Żarty są niesmaczne
Zupełnie do mnie nie trafił sposób żartowania okołoholocaustowego, który
Benigni zastosował w tym filmie. To nawet nie to, że po prostu uważam, że z Holocaustu nie można żartować, bo z wszystkiego można. Ale jak coś jest stuprocentową zgrywą (np. "
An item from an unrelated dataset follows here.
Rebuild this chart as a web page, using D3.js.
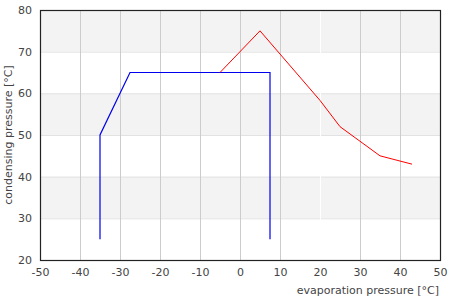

Bękarty wojny") to OK. Ale taka komedia "na poważnie" - gdzie niby historia jest realistyczna a tylko postacie błaznują będąc w obozie... No ja przepraszam bardzo... zupełnie to do mnie nie trafiło i wydało mi się głęboko niesmaczne. Więc to jest taka jedynka "ideologiczna" - nie twierdzę oczywiście, że ten film to coś na poziomie "
Smoleńska" czy "
The Room", obraz całkowicie bezwartościowy. Zrobiony jest wspaniale, zagrany rewelacyjnie, pierwsza część, gdzie pokazana jest miłość głównych bohaterów, jest cudowna. Ale oglądać kończyłem z poczuciem głębokiego niesmaku. Nic na to nie poradzę. Możecie po mnie jechać jak po burej suce, ale dla mnie to jest zły film. Przepraszam.